WHAT IS EXPECTED
Retype, exactly as they stand, the lines from the start of the data to the line that contains "0, 0.097, 0.202];", both ends included. Leave the pictures out.

DATA SHOWN
........

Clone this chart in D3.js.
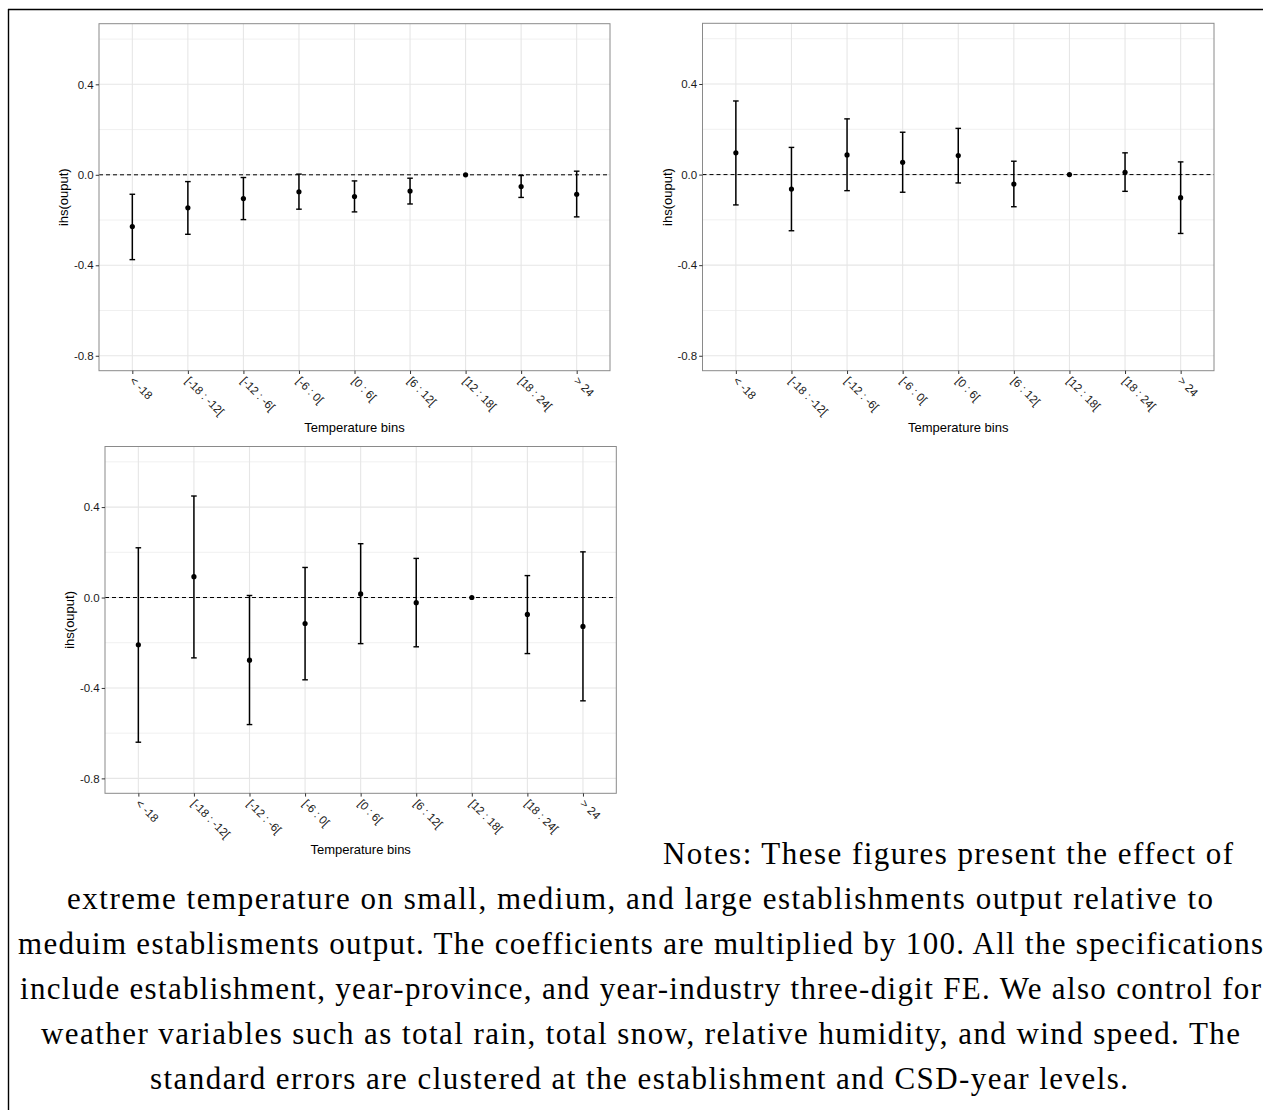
<!DOCTYPE html>
<html>
<head>
<meta charset="utf-8">
<script src="https://cdn.jsdelivr.net/npm/d3@7"></script>
<style>
  html, body { margin: 0; padding: 0; background: #fff; }
  svg { display: block; }
</style>
</head>
<body>
<svg id="chart" width="1263" height="1110"></svg>
<script>
// ---------------- DATA ----------------
const categories = ["< -18", "[-18 : -12[", "[-12 : -6[", "[-6 : 0[", "[0 : 6[", "[6 : 12[", "[12 : 18[", "[18 : 24[", "> 24"];

// Panel 1 (top left)
const est1 = [-0.229, -0.146, -0.105, -0.075, -0.096, -0.072, 0, -0.052, -0.086];
const lo1  = [-0.375, -0.263, -0.198, -0.152, -0.164, -0.129, 0, -0.100, -0.186];
const hi1  = [-0.086, -0.030, -0.012,  0.003, -0.027, -0.015, 0, -0.003,  0.016];

// Panel 2 (top right)
const est2 = [0.096, -0.064, 0.087, 0.054, 0.084, -0.042, 0, 0.010, -0.102];
const lo2  = [-0.134, -0.248, -0.071, -0.078, -0.037, -0.142, 0, -0.074, -0.260];
const hi2  = [0.325, 0.120, 0.246, 0.187, 0.204, 0.059, 0, 0.096, 0.056];

// Panel 3 (bottom left)
const est3 = [-0.209, 0.092, -0.277, -0.115, 0.016, -0.023, 0, -0.075, -0.128];
const lo3  = [-0.640, -0.267, -0.562, -0.364, -0.204, -0.218, 0, -0.248, -0.457];
const hi3  = [0.220, 0.449, 0.009, 0.133, 0.238, 0.173, 0, 0.097, 0.202];

const yMajorTicks = [-0.8, -0.4, 0.0, 0.4];
const yMinorTicks = [-0.6, -0.2, 0.2, 0.6];
const yDomain = [-0.866, 0.668];

const xTitle = "Temperature bins";
const yTitle = "ihs(ouput)";

const notesLines = [
  "Notes: These figures present the effect of",
  "extreme temperature on small, medium, and large establishments output relative to",
  "meduim establisments output. The coefficients are multiplied by 100. All the specifications",
  "include establishment, year-province, and year-industry three-digit FE. We also control for",
  "weather variables such as total rain, total snow, relative humidity, and wind speed. The",
  "standard errors are clustered at the establishment and CSD-year levels."
];

// ---------------- LAYOUT ----------------
const panels = [
  { est: est1, lo: lo1, hi: hi1, left: 99,  right: 610,  top: 23.7, bottom: 370.7 },
  { est: est2, lo: lo2, hi: hi2, left: 702.5, right: 1214, top: 23.3, bottom: 370.7 },
  { est: est3, lo: lo3, hi: hi3, left: 105, right: 616.3, top: 446.5, bottom: 793.3 }
];

const svg = d3.select("#chart");
const font = "'Liberation Sans', Arial, Helvetica, sans-serif";

// page frame (top and left rules)
svg.append("line").attr("x1", 8).attr("x2", 1263).attr("y1", 9.5).attr("y2", 9.5)
  .attr("stroke", "#000").attr("stroke-width", 1.4);
svg.append("line").attr("x1", 8.5).attr("x2", 8.5).attr("y1", 9).attr("y2", 1110)
  .attr("stroke", "#000").attr("stroke-width", 1.4);

panels.forEach(p => {
  const g = svg.append("g");
  const x = d3.scalePoint().domain(categories).range([p.left, p.right]).padding(0.6);
  const y = d3.scaleLinear().domain(yDomain).range([p.bottom, p.top]);
  const data = categories.map((c, i) => ({ c, est: p.est[i], lo: p.lo[i], hi: p.hi[i] }));

  g.append("rect").attr("x", p.left).attr("y", p.top)
    .attr("width", p.right - p.left).attr("height", p.bottom - p.top).attr("fill", "#fff");

  // minor grid
  g.selectAll(".ymin").data(yMinorTicks).join("line")
    .attr("x1", p.left).attr("x2", p.right)
    .attr("y1", d => y(d)).attr("y2", d => y(d))
    .attr("stroke", "#f0f0f0").attr("stroke-width", 1);
  // major grid
  g.selectAll(".ymaj").data(yMajorTicks).join("line")
    .attr("x1", p.left).attr("x2", p.right)
    .attr("y1", d => y(d)).attr("y2", d => y(d))
    .attr("stroke", "#e6e6e6").attr("stroke-width", 1.1);
  g.selectAll(".xmaj").data(categories).join("line")
    .attr("x1", d => x(d)).attr("x2", d => x(d))
    .attr("y1", p.top).attr("y2", p.bottom)
    .attr("stroke", "#e6e6e6").attr("stroke-width", 1.1);

  // dashed zero line
  g.append("line").attr("x1", p.left).attr("x2", p.right)
    .attr("y1", y(0)).attr("y2", y(0))
    .attr("stroke", "#000").attr("stroke-width", 1).attr("stroke-dasharray", "4,3");

  // error bars
  const capW = 2.8;
  const eb = g.selectAll(".eb").data(data.filter(d => d.hi !== d.lo)).join("g");
  eb.append("line").attr("x1", d => x(d.c)).attr("x2", d => x(d.c))
    .attr("y1", d => y(d.lo)).attr("y2", d => y(d.hi))
    .attr("stroke", "#000").attr("stroke-width", 1.5);
  eb.append("line").attr("x1", d => x(d.c) - capW).attr("x2", d => x(d.c) + capW)
    .attr("y1", d => y(d.lo)).attr("y2", d => y(d.lo))
    .attr("stroke", "#000").attr("stroke-width", 1.4);
  eb.append("line").attr("x1", d => x(d.c) - capW).attr("x2", d => x(d.c) + capW)
    .attr("y1", d => y(d.hi)).attr("y2", d => y(d.hi))
    .attr("stroke", "#000").attr("stroke-width", 1.4);

  // points
  g.selectAll(".pt").data(data).join("circle")
    .attr("cx", d => x(d.c)).attr("cy", d => y(d.est)).attr("r", 2.6).attr("fill", "#000");

  // panel border
  g.append("rect").attr("x", p.left).attr("y", p.top)
    .attr("width", p.right - p.left).attr("height", p.bottom - p.top)
    .attr("fill", "none").attr("stroke", "#8a8a8a").attr("stroke-width", 1);

  // y axis
  const ya = g.append("g").attr("transform", `translate(${p.left},0)`)
    .call(d3.axisLeft(y).tickValues(yMajorTicks).tickSize(3.3).tickPadding(2)
      .tickFormat(d => d.toFixed(1)));
  ya.select(".domain").remove();
  ya.selectAll(".tick line").attr("stroke", "#333");
  ya.selectAll("text").attr("font-family", font).attr("font-size", 11.5).attr("fill", "#1a1a1a");

  // x axis
  const xa = g.append("g").attr("transform", `translate(0,${p.bottom})`)
    .call(d3.axisBottom(x).tickSize(3.3).tickPadding(0));
  xa.select(".domain").remove();
  xa.selectAll(".tick line").attr("stroke", "#333");
  xa.selectAll("text")
    .attr("font-family", font).attr("font-size", 11.5).attr("fill", "#1a1a1a")
    .attr("text-anchor", "start")
    .attr("y", 0).attr("dy", "0.35em")
    .attr("transform", "translate(-1,8) rotate(45)");

  // titles
  g.append("text").attr("x", (p.left + p.right) / 2).attr("y", p.bottom + 61)
    .attr("text-anchor", "middle").attr("font-family", font).attr("font-size", 13)
    .attr("fill", "#000").text(xTitle);
  g.append("text")
    .attr("transform", `translate(${p.left - 31},${(p.top + p.bottom) / 2}) rotate(-90)`)
    .attr("text-anchor", "middle").attr("font-family", font).attr("font-size", 13)
    .attr("fill", "#000").text(yTitle);
});

// ---------------- NOTES ----------------
const noteExtents = [
  [663, 1233], [67, 1213], [18, 1263], [20, 1261], [41, 1240], [150, 1128]
];
const serif = "'Liberation Serif', 'Times New Roman', serif";
svg.append("g").selectAll("text").data(notesLines).join("text")
  .attr("x", (d, i) => noteExtents[i][0])
  .attr("y", (d, i) => 864 + i * 45)
  .attr("font-family", serif).attr("font-size", 31).attr("fill", "#000")
  .attr("textLength", (d, i) => noteExtents[i][1] - noteExtents[i][0])
  .attr("lengthAdjust", "spacing")
  .text(d => d);
</script>
</body>
</html>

........

EXPECTED ANSWER
Clone this chart in D3.js.
<!DOCTYPE html>
<html>
<head>
<meta charset="utf-8">
<script src="https://cdn.jsdelivr.net/npm/d3@7"></script>
<style>
  html, body { margin: 0; padding: 0; background: #fff; }
  svg { display: block; }
</style>
</head>
<body>
<svg id="chart" width="1263" height="1110"></svg>
<script>
// ---------------- DATA ----------------
const categories = ["< -18", "[-18 : -12[", "[-12 : -6[", "[-6 : 0[", "[0 : 6[", "[6 : 12[", "[12 : 18[", "[18 : 24[", "> 24"];

// Panel 1 (top left)
const est1 = [-0.229, -0.146, -0.105, -0.075, -0.096, -0.072, 0, -0.052, -0.086];
const lo1  = [-0.375, -0.263, -0.198, -0.152, -0.164, -0.129, 0, -0.100, -0.186];
const hi1  = [-0.086, -0.030, -0.012,  0.003, -0.027, -0.015, 0, -0.003,  0.016];

// Panel 2 (top right)
const est2 = [0.096, -0.064, 0.087, 0.054, 0.084, -0.042, 0, 0.010, -0.102];
const lo2  = [-0.134, -0.248, -0.071, -0.078, -0.037, -0.142, 0, -0.074, -0.260];
const hi2  = [0.325, 0.120, 0.246, 0.187, 0.204, 0.059, 0, 0.096, 0.056];

// Panel 3 (bottom left)
const est3 = [-0.209, 0.092, -0.277, -0.115, 0.016, -0.023, 0, -0.075, -0.128];
const lo3  = [-0.640, -0.267, -0.562, -0.364, -0.204, -0.218, 0, -0.248, -0.457];
const hi3  = [0.220, 0.449, 0.009, 0.133, 0.238, 0.173, 0, 0.097, 0.202];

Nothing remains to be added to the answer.